Paper No. 38-6
Presentation Time: 9:00 AM-5:30 PM
SCLEROBIONT PALEOECOLOGY OF THE CARMEL FORMATION (MIDDLE JURASSIC, BAJOCIAN) OF SOUTHWESTERN UTAH, USA
The Middle Jurassic was a critical interval for the diversification of sclerobiont (hard substrate dwelling) faunas. The Carmel Formation (Bajocian) was deposited in an unusual set of shallow carbonate environments at the distal southern end of the long Carmel-Twin Creek Seaway. Occupied hard substrates here include extensive hardgrounds (some undercut and hosting cryptic faunas), calcitic bivalve shells, and ostreoliths (mobile circumrotatory accumulations of oysters). The sclerobionts in the Co-op Creek Limestone Member of the Carmel Formation exposed in the southwestern corner of Utah represent a unique community that was a product of hard substrate availability and restricted marine conditions. The encrusters are dominated by the common oyster Liostrea strigilecula, followed by plicatulid bivalves and cyclostome bryozoans. Minor encrusters are sabellid and serpulid tubeworms, thecideide and disciniscid brachiopods, anomiid bivalves, and possible foraminiferans.

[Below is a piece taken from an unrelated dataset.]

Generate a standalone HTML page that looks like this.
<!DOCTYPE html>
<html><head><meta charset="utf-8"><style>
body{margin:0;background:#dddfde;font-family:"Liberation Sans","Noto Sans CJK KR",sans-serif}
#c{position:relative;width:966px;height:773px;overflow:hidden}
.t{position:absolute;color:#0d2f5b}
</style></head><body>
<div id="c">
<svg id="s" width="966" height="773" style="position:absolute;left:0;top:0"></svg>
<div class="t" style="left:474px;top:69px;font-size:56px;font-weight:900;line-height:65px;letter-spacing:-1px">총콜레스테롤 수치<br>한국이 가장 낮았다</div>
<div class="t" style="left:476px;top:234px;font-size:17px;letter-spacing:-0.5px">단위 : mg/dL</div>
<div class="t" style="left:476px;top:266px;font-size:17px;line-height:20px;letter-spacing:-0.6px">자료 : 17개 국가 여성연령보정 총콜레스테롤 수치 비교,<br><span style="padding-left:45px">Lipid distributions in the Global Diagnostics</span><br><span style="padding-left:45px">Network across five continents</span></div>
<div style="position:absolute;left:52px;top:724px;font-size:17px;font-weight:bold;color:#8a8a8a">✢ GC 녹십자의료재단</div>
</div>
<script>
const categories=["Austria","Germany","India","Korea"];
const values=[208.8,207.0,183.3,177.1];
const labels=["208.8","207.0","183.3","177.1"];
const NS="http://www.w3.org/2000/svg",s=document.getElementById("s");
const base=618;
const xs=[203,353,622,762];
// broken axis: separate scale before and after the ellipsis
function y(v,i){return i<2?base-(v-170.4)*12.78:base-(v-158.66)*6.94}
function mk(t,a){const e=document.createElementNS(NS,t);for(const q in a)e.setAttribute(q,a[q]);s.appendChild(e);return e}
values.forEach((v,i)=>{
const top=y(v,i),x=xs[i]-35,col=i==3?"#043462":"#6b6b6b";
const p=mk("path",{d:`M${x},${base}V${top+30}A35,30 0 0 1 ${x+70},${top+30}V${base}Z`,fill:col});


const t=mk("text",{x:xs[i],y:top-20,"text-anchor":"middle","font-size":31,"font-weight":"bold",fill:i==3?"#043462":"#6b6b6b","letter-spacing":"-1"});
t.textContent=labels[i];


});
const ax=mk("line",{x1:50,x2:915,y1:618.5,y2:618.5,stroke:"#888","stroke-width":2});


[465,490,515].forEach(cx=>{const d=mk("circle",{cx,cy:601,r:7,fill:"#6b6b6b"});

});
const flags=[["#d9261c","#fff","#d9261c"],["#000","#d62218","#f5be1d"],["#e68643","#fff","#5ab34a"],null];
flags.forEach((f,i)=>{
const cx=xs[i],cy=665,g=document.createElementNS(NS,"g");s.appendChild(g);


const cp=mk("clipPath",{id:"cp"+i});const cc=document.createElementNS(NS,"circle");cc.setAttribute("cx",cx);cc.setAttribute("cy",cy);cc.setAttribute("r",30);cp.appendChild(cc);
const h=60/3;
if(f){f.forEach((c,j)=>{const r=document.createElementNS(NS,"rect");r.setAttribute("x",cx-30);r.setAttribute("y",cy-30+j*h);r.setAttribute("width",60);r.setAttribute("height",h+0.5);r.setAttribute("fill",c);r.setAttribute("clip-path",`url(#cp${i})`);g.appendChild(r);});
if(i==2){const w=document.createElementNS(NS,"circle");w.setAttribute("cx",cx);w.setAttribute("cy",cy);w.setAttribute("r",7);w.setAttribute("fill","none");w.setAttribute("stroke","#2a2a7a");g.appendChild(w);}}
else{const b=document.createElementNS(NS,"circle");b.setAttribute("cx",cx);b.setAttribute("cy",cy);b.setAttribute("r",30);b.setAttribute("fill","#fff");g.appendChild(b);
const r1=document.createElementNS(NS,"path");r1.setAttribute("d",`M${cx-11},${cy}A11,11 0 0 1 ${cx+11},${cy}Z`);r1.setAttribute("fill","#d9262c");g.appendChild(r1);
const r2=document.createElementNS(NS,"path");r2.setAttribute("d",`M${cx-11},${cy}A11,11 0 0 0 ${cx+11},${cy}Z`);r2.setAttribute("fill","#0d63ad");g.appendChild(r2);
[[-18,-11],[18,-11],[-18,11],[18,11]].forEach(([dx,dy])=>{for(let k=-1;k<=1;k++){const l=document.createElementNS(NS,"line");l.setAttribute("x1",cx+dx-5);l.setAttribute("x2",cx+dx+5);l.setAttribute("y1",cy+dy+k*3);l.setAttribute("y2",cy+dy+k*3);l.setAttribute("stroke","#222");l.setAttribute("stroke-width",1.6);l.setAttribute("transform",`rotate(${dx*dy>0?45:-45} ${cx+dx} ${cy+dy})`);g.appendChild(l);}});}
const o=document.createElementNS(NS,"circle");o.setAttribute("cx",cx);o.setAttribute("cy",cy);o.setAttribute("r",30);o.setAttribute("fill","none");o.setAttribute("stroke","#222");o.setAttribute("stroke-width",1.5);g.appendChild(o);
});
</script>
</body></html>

The most common borings are Gastrochaenolites (some with mytilid bivalves inside) in the hardgrounds and the likely phoronid boring Talpina in some shells. There are cryptic/exposed differences with the faunas on both undercut hardgrounds and concave shell surfaces. Storms appear to have been a major influence on sclerobiont community development through frequent burial and scouring of the hard substrates. Most surfaces have only thin encrusting layers, with the bryozoans being predominantly juvenile colonies buried early in their development. An exception is the fauna represented by the circumrotatory ostreoliths which apparently survived most storm events because of their mobility, developing multi-generational layers of oysters, plicatulids, bryozoans and borings. The paleoenvironments of these sclerobionts were mostly shallow normal marine near fair weather wavebase, as shown by periodically abundant crinoids. Conditions were restricted and sometimes hypersaline as indicated by a lack of cephalopods and occasional layers of mudcracks and calcite-replaced gypsum nodules. The Carmel Formation sclerobionts thus represent a unique Middle Jurassic community most comparable to equivalents in the Middle East but considerably less diverse.